Directions>
Pictures are not part of the copy. Give again exactly the lines from the one with "Emit a web page" to the one with "0.017, 0.023, 0.019];", inclusive.
-- Start of Material provided --
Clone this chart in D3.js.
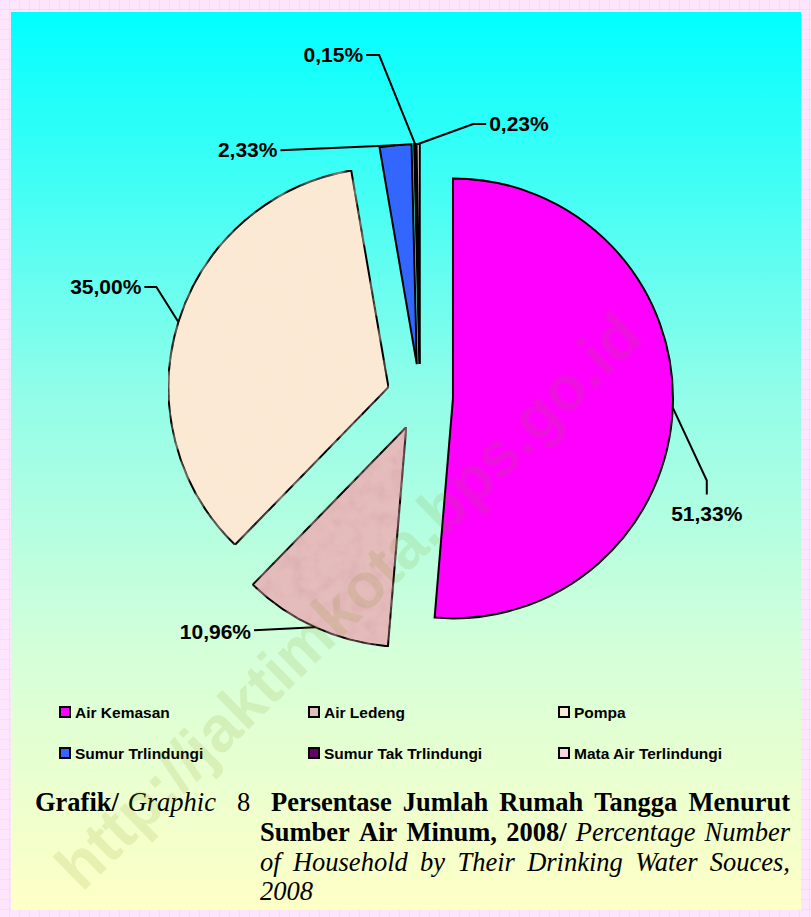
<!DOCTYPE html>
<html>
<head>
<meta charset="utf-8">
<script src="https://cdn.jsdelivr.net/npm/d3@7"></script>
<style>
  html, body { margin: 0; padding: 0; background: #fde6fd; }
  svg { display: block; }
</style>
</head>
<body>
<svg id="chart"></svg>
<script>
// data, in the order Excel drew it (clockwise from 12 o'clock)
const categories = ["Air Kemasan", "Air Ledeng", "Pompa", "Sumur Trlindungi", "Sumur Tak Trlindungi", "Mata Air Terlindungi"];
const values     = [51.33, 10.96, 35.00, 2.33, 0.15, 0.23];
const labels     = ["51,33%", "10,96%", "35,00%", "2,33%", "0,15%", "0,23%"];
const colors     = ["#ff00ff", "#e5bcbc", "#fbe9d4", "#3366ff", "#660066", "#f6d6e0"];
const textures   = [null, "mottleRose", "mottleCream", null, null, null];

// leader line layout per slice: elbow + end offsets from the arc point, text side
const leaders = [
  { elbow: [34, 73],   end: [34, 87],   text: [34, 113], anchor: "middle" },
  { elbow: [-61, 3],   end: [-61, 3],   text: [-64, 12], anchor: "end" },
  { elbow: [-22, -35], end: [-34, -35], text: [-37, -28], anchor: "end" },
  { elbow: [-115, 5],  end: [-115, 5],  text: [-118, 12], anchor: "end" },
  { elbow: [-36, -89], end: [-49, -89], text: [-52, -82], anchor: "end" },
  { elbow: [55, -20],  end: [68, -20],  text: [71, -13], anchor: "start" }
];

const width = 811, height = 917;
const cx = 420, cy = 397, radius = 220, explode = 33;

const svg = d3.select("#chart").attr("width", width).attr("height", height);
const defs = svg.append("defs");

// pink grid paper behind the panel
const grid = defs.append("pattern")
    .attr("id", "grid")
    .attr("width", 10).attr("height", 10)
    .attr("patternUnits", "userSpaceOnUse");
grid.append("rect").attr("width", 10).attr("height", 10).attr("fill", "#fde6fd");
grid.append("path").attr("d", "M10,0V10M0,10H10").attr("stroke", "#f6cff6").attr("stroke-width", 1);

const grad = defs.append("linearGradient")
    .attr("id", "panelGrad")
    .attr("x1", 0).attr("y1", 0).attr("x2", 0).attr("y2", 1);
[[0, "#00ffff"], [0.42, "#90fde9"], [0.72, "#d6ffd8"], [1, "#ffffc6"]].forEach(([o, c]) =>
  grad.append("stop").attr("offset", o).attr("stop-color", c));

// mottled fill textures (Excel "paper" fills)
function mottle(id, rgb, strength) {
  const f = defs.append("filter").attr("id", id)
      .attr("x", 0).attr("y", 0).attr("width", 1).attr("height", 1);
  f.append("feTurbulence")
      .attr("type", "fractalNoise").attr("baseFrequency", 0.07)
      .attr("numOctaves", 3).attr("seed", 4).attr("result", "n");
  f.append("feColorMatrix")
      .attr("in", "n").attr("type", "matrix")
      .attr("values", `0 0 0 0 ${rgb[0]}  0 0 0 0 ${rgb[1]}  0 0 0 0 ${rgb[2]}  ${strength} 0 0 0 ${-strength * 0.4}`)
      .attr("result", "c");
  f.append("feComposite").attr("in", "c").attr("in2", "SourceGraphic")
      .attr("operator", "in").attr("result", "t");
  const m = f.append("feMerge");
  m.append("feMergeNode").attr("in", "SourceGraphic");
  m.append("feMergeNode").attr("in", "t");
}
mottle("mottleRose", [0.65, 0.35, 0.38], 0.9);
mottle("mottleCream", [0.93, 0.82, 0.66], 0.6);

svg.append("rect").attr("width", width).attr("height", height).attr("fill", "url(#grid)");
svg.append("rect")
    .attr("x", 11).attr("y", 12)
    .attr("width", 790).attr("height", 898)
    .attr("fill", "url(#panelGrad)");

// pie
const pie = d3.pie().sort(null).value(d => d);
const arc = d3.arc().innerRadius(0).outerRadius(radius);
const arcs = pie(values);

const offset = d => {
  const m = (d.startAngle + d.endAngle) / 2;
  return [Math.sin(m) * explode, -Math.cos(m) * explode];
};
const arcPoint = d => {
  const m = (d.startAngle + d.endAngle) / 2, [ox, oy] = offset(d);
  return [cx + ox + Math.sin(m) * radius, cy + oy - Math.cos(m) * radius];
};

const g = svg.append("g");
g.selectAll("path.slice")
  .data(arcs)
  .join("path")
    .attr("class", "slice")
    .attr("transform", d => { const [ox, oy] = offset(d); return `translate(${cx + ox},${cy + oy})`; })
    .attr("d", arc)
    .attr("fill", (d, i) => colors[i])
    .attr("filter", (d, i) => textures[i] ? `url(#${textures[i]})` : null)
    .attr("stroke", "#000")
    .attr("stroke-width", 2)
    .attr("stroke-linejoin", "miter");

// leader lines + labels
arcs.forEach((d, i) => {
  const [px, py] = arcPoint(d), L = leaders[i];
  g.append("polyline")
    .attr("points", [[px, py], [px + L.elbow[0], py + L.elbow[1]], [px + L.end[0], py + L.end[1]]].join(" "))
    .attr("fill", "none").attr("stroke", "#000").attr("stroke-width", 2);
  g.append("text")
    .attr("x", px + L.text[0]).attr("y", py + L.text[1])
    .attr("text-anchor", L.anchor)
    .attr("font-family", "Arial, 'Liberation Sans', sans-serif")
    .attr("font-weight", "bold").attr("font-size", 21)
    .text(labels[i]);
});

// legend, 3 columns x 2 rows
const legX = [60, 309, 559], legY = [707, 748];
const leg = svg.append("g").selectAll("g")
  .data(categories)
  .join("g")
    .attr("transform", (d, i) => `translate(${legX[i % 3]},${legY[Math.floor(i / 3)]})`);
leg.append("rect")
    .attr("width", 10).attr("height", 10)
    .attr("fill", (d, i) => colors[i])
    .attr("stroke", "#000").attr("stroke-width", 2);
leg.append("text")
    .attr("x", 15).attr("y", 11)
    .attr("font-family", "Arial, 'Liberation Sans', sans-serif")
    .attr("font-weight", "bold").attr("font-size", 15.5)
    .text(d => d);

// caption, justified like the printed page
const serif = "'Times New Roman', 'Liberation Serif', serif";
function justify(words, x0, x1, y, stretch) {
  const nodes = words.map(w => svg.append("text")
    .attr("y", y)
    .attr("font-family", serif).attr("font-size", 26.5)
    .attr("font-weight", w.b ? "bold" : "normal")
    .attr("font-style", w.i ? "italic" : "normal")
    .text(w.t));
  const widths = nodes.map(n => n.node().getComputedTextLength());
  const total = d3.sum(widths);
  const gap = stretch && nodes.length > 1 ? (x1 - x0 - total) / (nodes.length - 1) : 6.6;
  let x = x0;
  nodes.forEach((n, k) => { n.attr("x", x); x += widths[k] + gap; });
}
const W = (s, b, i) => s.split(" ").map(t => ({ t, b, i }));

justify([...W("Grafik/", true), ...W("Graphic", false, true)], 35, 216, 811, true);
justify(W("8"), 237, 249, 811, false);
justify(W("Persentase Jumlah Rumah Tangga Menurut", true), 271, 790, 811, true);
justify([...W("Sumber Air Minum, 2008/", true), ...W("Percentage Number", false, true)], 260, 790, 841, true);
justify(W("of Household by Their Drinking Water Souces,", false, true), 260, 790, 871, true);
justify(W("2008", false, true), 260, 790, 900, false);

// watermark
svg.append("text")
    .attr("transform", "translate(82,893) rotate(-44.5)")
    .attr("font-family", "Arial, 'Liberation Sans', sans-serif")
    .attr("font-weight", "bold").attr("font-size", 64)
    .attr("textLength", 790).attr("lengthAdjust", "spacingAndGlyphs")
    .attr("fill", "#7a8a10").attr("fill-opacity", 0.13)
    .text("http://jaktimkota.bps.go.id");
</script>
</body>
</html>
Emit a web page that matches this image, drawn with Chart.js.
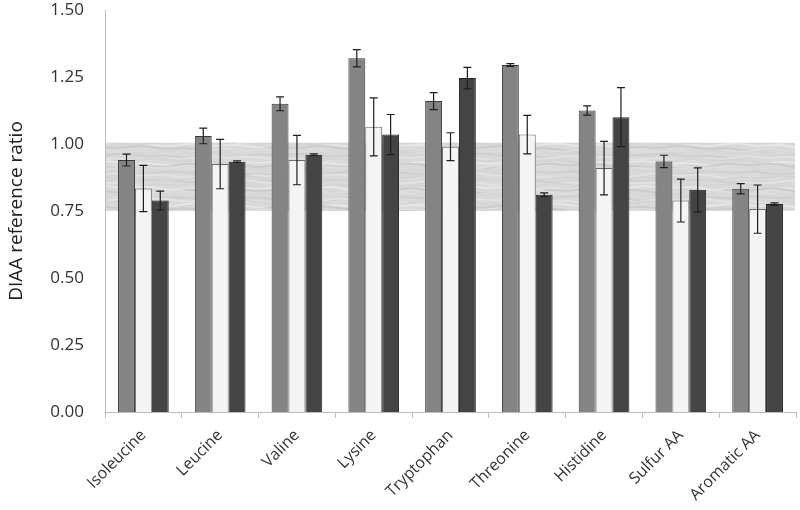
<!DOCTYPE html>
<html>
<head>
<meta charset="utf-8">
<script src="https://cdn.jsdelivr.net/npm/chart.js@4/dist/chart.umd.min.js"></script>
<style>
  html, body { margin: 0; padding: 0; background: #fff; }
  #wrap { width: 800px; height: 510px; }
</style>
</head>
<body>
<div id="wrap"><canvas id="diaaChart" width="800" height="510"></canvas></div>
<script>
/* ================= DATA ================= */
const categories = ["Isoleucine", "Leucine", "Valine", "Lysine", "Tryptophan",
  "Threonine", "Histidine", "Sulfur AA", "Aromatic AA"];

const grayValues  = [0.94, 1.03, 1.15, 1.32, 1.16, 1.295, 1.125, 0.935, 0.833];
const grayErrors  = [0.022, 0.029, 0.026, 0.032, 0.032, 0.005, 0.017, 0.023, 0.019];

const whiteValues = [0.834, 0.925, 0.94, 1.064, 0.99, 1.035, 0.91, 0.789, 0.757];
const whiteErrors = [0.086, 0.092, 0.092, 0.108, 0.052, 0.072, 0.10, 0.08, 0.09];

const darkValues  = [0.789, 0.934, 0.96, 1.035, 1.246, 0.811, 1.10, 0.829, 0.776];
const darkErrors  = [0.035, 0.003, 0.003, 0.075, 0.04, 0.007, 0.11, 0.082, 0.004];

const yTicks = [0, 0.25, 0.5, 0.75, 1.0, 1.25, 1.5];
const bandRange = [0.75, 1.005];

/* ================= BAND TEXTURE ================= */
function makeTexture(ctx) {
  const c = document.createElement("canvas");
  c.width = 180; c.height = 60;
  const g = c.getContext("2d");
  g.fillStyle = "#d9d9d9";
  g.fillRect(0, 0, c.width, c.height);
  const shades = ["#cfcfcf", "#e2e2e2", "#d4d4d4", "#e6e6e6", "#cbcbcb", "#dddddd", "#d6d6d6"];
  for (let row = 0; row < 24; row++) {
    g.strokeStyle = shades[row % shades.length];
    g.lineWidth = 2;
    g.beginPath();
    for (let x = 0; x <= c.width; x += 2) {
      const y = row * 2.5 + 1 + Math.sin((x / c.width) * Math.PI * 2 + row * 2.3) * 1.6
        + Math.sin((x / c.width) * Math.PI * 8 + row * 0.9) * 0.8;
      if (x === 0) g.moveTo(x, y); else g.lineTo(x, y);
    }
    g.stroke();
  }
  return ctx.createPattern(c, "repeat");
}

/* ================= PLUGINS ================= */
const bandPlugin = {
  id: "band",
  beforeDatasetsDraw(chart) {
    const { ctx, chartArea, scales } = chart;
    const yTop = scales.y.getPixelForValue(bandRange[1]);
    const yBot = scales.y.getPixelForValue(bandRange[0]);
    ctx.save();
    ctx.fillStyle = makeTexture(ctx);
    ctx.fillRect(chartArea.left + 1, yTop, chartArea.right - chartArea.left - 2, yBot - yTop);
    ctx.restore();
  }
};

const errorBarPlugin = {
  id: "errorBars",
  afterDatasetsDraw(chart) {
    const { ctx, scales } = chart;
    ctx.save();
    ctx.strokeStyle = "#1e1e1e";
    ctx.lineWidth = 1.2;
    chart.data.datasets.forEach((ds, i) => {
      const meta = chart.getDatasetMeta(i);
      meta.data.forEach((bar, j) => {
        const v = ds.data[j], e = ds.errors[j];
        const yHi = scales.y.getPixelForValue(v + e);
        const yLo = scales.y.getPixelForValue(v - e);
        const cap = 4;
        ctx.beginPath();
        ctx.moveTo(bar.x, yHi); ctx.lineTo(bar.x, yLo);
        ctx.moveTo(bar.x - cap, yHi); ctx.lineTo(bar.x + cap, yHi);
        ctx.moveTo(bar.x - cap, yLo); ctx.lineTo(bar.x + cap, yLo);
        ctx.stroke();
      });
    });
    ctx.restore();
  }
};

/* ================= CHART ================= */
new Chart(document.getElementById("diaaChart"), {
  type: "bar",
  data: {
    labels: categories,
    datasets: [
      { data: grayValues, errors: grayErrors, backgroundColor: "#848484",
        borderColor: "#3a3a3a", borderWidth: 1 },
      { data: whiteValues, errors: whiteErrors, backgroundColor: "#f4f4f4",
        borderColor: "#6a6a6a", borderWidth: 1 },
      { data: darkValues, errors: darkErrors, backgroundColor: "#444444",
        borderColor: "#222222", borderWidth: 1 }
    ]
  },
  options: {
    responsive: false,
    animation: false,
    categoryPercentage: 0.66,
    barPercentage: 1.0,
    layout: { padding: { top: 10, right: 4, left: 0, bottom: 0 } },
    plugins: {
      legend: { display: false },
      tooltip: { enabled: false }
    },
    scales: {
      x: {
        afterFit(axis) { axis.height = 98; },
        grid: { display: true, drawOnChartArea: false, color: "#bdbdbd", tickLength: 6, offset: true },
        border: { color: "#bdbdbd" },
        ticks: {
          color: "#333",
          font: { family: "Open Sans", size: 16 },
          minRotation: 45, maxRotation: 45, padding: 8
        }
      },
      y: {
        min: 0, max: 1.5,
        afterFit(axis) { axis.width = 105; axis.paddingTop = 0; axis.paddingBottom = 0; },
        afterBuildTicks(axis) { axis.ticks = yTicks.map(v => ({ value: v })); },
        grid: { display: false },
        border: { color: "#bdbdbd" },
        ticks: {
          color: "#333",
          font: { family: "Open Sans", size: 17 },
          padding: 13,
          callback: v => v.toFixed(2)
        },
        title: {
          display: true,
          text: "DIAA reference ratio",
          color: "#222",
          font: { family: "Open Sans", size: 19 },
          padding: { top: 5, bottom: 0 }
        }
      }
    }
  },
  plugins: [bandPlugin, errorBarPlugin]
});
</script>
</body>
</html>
-- End of Material provided --
The reply>
Emit a web page that matches this image, drawn with Chart.js.
<!DOCTYPE html>
<html>
<head>
<meta charset="utf-8">
<script src="https://cdn.jsdelivr.net/npm/chart.js@4/dist/chart.umd.min.js"></script>
<style>
  html, body { margin: 0; padding: 0; background: #fff; }
  #wrap { width: 800px; height: 510px; }
</style>
</head>
<body>
<div id="wrap"><canvas id="diaaChart" width="800" height="510"></canvas></div>
<script>
/* ================= DATA ================= */
const categories = ["Isoleucine", "Leucine", "Valine", "Lysine", "Tryptophan",
  "Threonine", "Histidine", "Sulfur AA", "Aromatic AA"];

const grayValues  = [0.94, 1.03, 1.15, 1.32, 1.16, 1.295, 1.125, 0.935, 0.833];
const grayErrors  = [0.022, 0.029, 0.026, 0.032, 0.032, 0.005, 0.017, 0.023, 0.019];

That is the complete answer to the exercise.